L’archange Michel se rattache bien à un rite, une pratique et renvoie aux origines de la création telle qu’elle est exposée de manière allégoriques par les écritures des religions monothéistes.
De manière complémentaire, la Cour a relevé que la statue en question avait été auparavant conservée dans un établissement privé d’enseignement catholique, qu’elle avait été fondue dans une manufacture d’œuvre d’art religieux et qu’au moment de son installation elle avait été bénie par un prêtre catholique.
Indubitablement, la statue entrait donc dans le champ de la prohibition posée à l’article 28 de la loi du 9 décembre 1905.
Bien que laissant peu de place à la contestation sous l’angle juridique, l’arrêt de la Cour administrative d’appel de Nantes du 16 septembre 2022 a pu recevoir un accueil critique d’une partie de la presse.
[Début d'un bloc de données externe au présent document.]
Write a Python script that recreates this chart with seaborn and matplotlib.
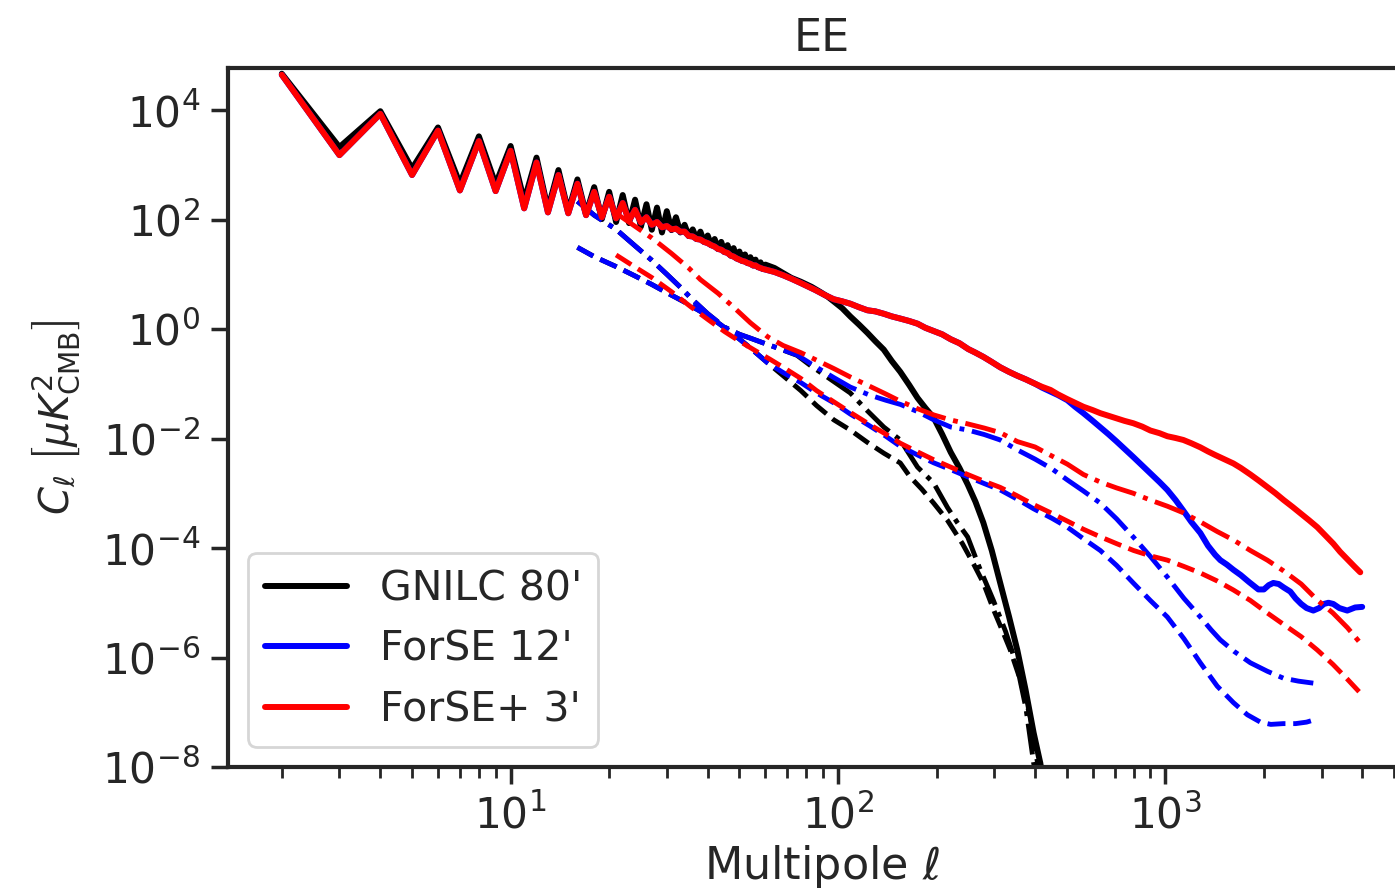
import matplotlib
matplotlib.use("Agg")
import matplotlib.pyplot as plt
import seaborn as sns
from matplotlib.ticker import FixedLocator, NullLocator, LogLocator

# ---------------- data ----------------
ell_lo = list(range(2, 61))

gnilc_lo = [4.6e4, 2.1e3, 9.5e3, 8.5e2, 4.8e3, 4.5e2, 3.3e3, 4.4e2, 2.2e3, 2.2e2,
            1.35e3, 1.55e2, 8.0e2, 1.4e2, 5.4e2, 1.25e2, 3.9e2, 1.02e2, 3.2e2, 90,
            2.8e2, 86, 2.3e2, 74, 1.9e2, 65, 1.65e2, 58, 1.42e2, 64,
            1.1e2, 58, 80, 50, 66, 44, 60, 39, 51, 34,
            44, 29, 39, 25.5, 34, 22, 30, 19.5, 26, 17.5,
            23, 16, 20.5, 14.5, 18.5, 13.5, 16.5, 12.5, 15]

forse_lo = [4.4e4, 1.5e3, 8.5e3, 6.5e2, 4.2e3, 3.4e2, 2.7e3, 3.3e2, 1.8e3, 1.6e2,
            1.1e3, 1.35e2, 6.5e2, 1.3e2, 4.5e2, 1.2e2, 3.2e2, 1.1e2, 2.6e2, 1.05e2,
            2.0e2, 95, 1.5e2, 88, 1.1e2, 80, 90, 72, 76, 66,
            68, 60, 60, 50, 49, 44, 43, 39, 37, 34,
            32, 29, 28, 25.5, 24.5, 22, 21, 19.5, 18.5, 17.5,
            17, 16, 15.5, 14.5, 14.5, 13.5, 13, 12.5, 12.2]

ell_gnilc_hi = [64, 68, 72, 77, 83, 88, 93, 97, 103, 109, 116, 123, 130, 138, 146, 155,
                165, 175, 185, 196, 208, 221, 235, 249, 263, 278, 295, 313, 333, 353,
                374, 396, 415, 430]
gnilc_hi = [13, 10.5, 8.6, 7.3, 5.9, 4.8, 3.9, 3.2, 2.4, 1.7, 1.2, 0.85, 0.6, 0.42, 0.26,
            0.165, 0.095, 0.055, 0.036, 0.024, 0.012, 5.6e-3, 2.9e-3, 1.45e-3, 7e-4,
            2.9e-4, 9e-5, 2.3e-5, 5.6e-6, 1.37e-6, 2.6e-7, 4.2e-8, 1.18e-8, 3e-9]

ell_plus_hi = [64, 68, 72, 77, 85, 91, 97, 103, 109, 116, 123, 130, 138, 146, 155, 165,
               175, 185, 196, 208, 221, 235, 250, 263, 278, 295, 313, 333, 353, 375,
               400, 420, 446, 470, 500, 530, 562, 600, 633, 670, 700, 750, 798, 850,
               900, 960, 1014, 1075, 1135, 1200, 1279, 1350, 1420, 1500, 1614, 1700,
               1819, 1930, 2049, 2170, 2300, 2450, 2600, 2750, 2912, 3080, 3259, 3420,
               3600, 3780, 3939]
plus_hi = [11, 9.6, 8.3, 6.9, 5.2, 4.2, 3.5, 3.2, 2.9, 2.5, 2.2, 2.1, 1.9, 1.7, 1.55,
           1.4, 1.25, 1.05, 0.92, 0.8, 0.65, 0.55, 0.43, 0.37, 0.31, 0.25, 0.2, 0.165,
           0.14, 0.12, 0.1, 0.088, 0.077, 0.064, 0.053, 0.045, 0.038, 0.033, 0.029,
           0.026, 0.024, 0.021, 0.019, 0.0165, 0.014, 0.0125, 0.011, 0.0102, 0.0094,
           0.0082, 0.0069, 0.0058, 0.005, 0.0043, 0.0035, 0.0029, 0.0022, 0.0017,
           0.0013, 0.001, 7.5e-4, 5.6e-4, 4.2e-4, 3.2e-4, 2.4e-4, 1.7e-4, 1.2e-4,
           8.5e-5, 6.2e-5, 4.6e-5, 3.6e-5]

ell_forse_hi = [420, 446, 470, 502, 530, 562, 600, 633, 670, 710, 750, 798, 850, 900,
                960, 1014, 1075, 1135, 1200, 1279, 1350, 1420, 1472, 1540, 1614, 1700,
                1800, 1924, 2000, 2070, 2137, 2220, 2300, 2408, 2500, 2600, 2700, 2831,
                2950, 3050, 3150, 3259, 3400, 3595, 3800, 3993]
forse_hi = [0.085, 0.072, 0.062, 0.05, 0.038, 0.029, 0.021, 0.016, 0.012, 8.8e-3,
            6.5e-3, 4.6e-3, 3.2e-3, 2.3e-3, 1.6e-3, 1.15e-3, 7.5e-4, 4.8e-4, 3.0e-4,
            1.88e-4, 1.1e-4, 7.5e-5, 6.0e-5, 5.0e-5, 4.0e-5, 3.2e-5, 2.4e-5, 1.75e-5,
            1.75e-5, 2.1e-5, 2.3e-5, 2.2e-5, 1.9e-5, 1.6e-5, 1.2e-5, 9.5e-6, 8e-6,
            7.2e-6, 8.0e-6, 9.5e-6, 1.0e-5, 9.5e-6, 8e-6, 7.2e-6, 8.2e-6, 8.4e-6]

# dashed curves
ell_forse_dash = [16, 18, 21, 24, 27, 30, 34, 38, 43, 48, 54, 61, 68, 77, 86, 97, 109,
                  125, 140, 155, 175, 196, 221, 249, 280, 313, 350, 396, 450, 502, 560,
                  633, 710, 798, 900, 1014, 1140, 1279, 1440, 1614, 1780, 1952, 2100,
                  2292, 2500, 2700, 2900]
forse_dash = [31, 21, 13.8, 9.3, 6.5, 4.6, 3.1, 2.1, 1.3, 0.8, 0.45, 0.24, 0.16, 0.105,
              0.068, 0.045, 0.028, 0.017, 0.011, 7.2e-3, 5.0e-3, 3.6e-3, 2.7e-3, 2.0e-3,
              1.5e-3, 1.15e-3, 8e-4, 5.2e-4, 3.5e-4, 2.4e-4, 1.5e-4, 9e-5, 4.8e-5,
              2.3e-5, 1.1e-5, 5.5e-6, 2.2e-6, 8e-7, 3e-7, 1.5e-7, 9e-8, 6.6e-8, 6e-8,
              6.2e-8, 6.2e-8, 6.6e-8, 7.5e-8]

ell_plus_dash = [21, 24, 27, 31, 35.5, 40, 45, 50, 56, 62, 68, 77, 86, 97, 109, 125, 140,
                 155, 175, 196, 221, 249, 280, 313, 350, 396, 450, 502, 562, 633, 710,
                 800, 900, 1014, 1140, 1279, 1440, 1614, 1819, 2049, 2300, 2600, 2912,
                 3250, 3600, 3939]
plus_dash = [22.5, 13.5, 8.7, 4.8, 2.55, 1.5, 0.9, 0.6, 0.4, 0.28, 0.2, 0.125, 0.075,
             0.047, 0.03, 0.018, 0.012, 8.2e-3, 5.7e-3, 4.1e-3, 3.0e-3, 2.2e-3, 1.65e-3,
             1.28e-3, 9.2e-4, 6.2e-4, 4.3e-4, 3.1e-4, 2.2e-4, 1.6e-4, 1.2e-4, 9e-5,
             7.2e-5, 6.0e-5, 4.6e-5, 3.5e-5, 2.5e-5, 1.71e-5, 1.1e-5, 6.5e-6, 4e-6,
             2.4e-6, 1.37e-6, 7.5e-7, 4e-7, 2.25e-7]

ell_gnilc_dash = [16, 18, 21, 24, 27, 30, 34, 38, 43, 48, 54, 61, 68, 77, 86, 97, 109,
                  123, 138, 155, 166, 180, 196, 216, 240, 260, 278, 300, 320, 336, 360,
                  387, 407, 420]
gnilc_dash = [31, 21, 13.8, 9.3, 6.5, 4.6, 3.1, 2.1, 1.3, 0.8, 0.45, 0.24, 0.14, 0.075,
              0.04, 0.022, 0.0143, 8.5e-3, 5.4e-3, 3.57e-3, 2.0e-3, 1.2e-3, 6.6e-4,
              3.2e-4, 1.2e-4, 5e-5, 2.3e-5, 7e-6, 2.8e-6, 1.37e-6, 4e-7, 8.2e-8,
              1.18e-8, 4e-9]

# dash-dot curves
ell_forse_dd = [16, 18, 21, 24, 27, 30, 33, 36, 40, 45, 50, 54, 59, 66, 75, 86, 97, 109,
                125, 140, 155, 175, 196, 221, 249, 280, 313, 353, 400, 450, 502, 562,
                633, 710, 798, 900, 1014, 1140, 1279, 1380, 1472, 1620, 1819, 2050,
                2292, 2550, 2831]
forse_dd = [215, 120, 66, 33, 18, 10, 5.8, 3.4, 1.9, 1.08, 0.8, 0.68, 0.56, 0.44, 0.335,
            0.2, 0.13, 0.087, 0.062, 0.05, 0.042, 0.031, 0.022, 0.0162, 0.0143, 0.0118,
            0.0094, 6.2e-3, 4.2e-3, 2.8e-3, 1.75e-3, 1.1e-3, 6.6e-4, 3.4e-4, 1.59e-4,
            7e-5, 2.95e-5, 1.2e-5, 5.5e-6, 3.2e-6, 2.1e-6, 1.3e-6, 8e-7, 5.6e-7,
            4.2e-7, 3.7e-7, 3.4e-7]

ell_plus_dd = [21, 24, 27, 31, 35, 38, 43, 48, 54, 61, 68, 77, 86, 97, 109, 125, 140,
               155, 175, 196, 221, 249, 280, 313, 353, 400, 450, 502, 562, 633, 710,
               798, 900, 1014, 1135, 1279, 1440, 1614, 1819, 2049, 2300, 2600, 2912,
               3250, 3600, 3939]
plus_dd = [130, 75, 46, 24, 13, 8, 4.5, 2.5, 1.3, 0.72, 0.5, 0.37, 0.27, 0.19, 0.133,
           0.09, 0.065, 0.048, 0.035, 0.027, 0.0218, 0.0185, 0.0155, 0.0128, 8.8e-3,
           7e-3, 4.8e-3, 3.4e-3, 2.2e-3, 1.6e-3, 1.25e-3, 1.0e-3, 7.5e-4, 5.8e-4,
           4.4e-4, 3.0e-4, 2.0e-4, 1.4e-4, 9.0e-5, 6.0e-5, 3.8e-5, 2.2e-5, 1.12e-5,
           6.5e-6, 3.5e-6, 1.84e-6]

ell_gnilc_dd = [16, 18, 21, 24, 27, 30, 33, 36, 40, 45, 50, 54, 59, 66, 75, 82, 95, 109,
                123, 138, 155, 175, 196, 216, 232, 249, 270, 298, 325, 353, 375, 396, 410]
gnilc_dd = [215, 120, 66, 33, 18, 10, 5.8, 3.4, 1.9, 1.08, 0.8, 0.68, 0.56, 0.44, 0.33,
            0.22, 0.12, 0.068, 0.032, 0.0162, 9.4e-3, 3.0e-3, 1.54e-3, 5.5e-4, 2.86e-4,
            1.59e-4, 4.5e-5, 1.12e-5, 3e-6, 6.7e-7, 1.2e-7, 1.18e-8, 4e-9]

labels = ["GNILC 80'", "ForSE 12'", "ForSE+ 3'"]
colors = ["black", "blue", "red"]

# assembled solid spectra
ell_gnilc = ell_lo + ell_gnilc_hi
gnilc = gnilc_lo + gnilc_hi
ell_plus = ell_lo + ell_plus_hi
plus = forse_lo + plus_hi
n_low = sum(1 for e in ell_plus if e < 420)
ell_forse = ell_plus[:n_low] + ell_forse_hi
forse = plus[:n_low] + forse_hi

# ---------------- plot ----------------
sns.set_theme(style="ticks", context="poster", font_scale=1.3)
plt.rcParams["font.family"] = ["DejaVu Sans"]

fig = plt.figure(figsize=(13.95, 8.94), dpi=100)
ax = fig.add_axes([228 / 1395, 1 - 767 / 894, (1416 - 228) / 1395, (767 - 68) / 894])
ax.set_xscale("log")
ax.set_yscale("log")

groups = [
    (ell_gnilc, gnilc, ell_gnilc_dash, gnilc_dash, ell_gnilc_dd, gnilc_dd),
    (ell_forse, forse, ell_forse_dash, forse_dash, ell_forse_dd, forse_dd),
    (ell_plus, plus, ell_plus_dash, plus_dash, ell_plus_dd, plus_dd),
]

handles = []
for (es, vs, ed, vd, edd, vdd), col, lab in zip(groups, colors, labels):
    sns.lineplot(x=es, y=vs, color=col, lw=4.3, ax=ax, legend=False, errorbar=None)
    handles.append(ax.lines[-1])
    sns.lineplot(x=ed, y=vd, color=col, lw=3.5, linestyle="--", ax=ax, legend=False,
                 errorbar=None)
    sns.lineplot(x=edd, y=vdd, color=col, lw=3.5, linestyle="-.", ax=ax, legend=False,
                 errorbar=None)

ax.set_xlim(1.37, 5830)
ax.set_ylim(1e-8, 5.85e4)
ax.yaxis.set_major_locator(FixedLocator([1e-8, 1e-6, 1e-4, 1e-2, 1e0, 1e2, 1e4]))
ax.yaxis.set_minor_locator(NullLocator())
ax.xaxis.set_major_locator(LogLocator(base=10))
ax.xaxis.set_minor_locator(LogLocator(base=10, subs=range(2, 10)))
ax.tick_params(axis="both", which="major", labelsize=30.5, pad=8)

ax.set_xlabel(r"Multipole $\ell$", fontsize=32)
ax.set_ylabel(r"$C_\ell\ \left[\mu K^2_{\rm CMB}\right]$", fontsize=29, labelpad=14)
ax.set_title("EE", pad=12, fontsize=32)
leg = ax.legend(handles, labels, loc="lower left", fontsize=29.5)
for h in leg.get_lines():
    h.set_linewidth(4.3)

for sp in ax.spines.values():
    sp.set_linewidth(3)

fig.savefig("out.png", dpi=100)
A notamment été opposé le fait que le maintien de la statue avait recueilli plus de 94% de votes favorables à l’occasion de la consultation des habitants des Sables d’Olonne. La légitimité populaire contre la loi et les juges.
L’argument est d’une portée limitée, sauf à considérer que c’est à chaque exécutif ou assemblée locale de voter la loi. D’un point de vue pratique, l’application de l’article 28 de la Loi du 9 décembre 1905 permet de s’abstraire des sensibilités voire des revendications locales et, ainsi, d’éviter la multiplication anarchique de références religieuses générant une concurrence des cultes.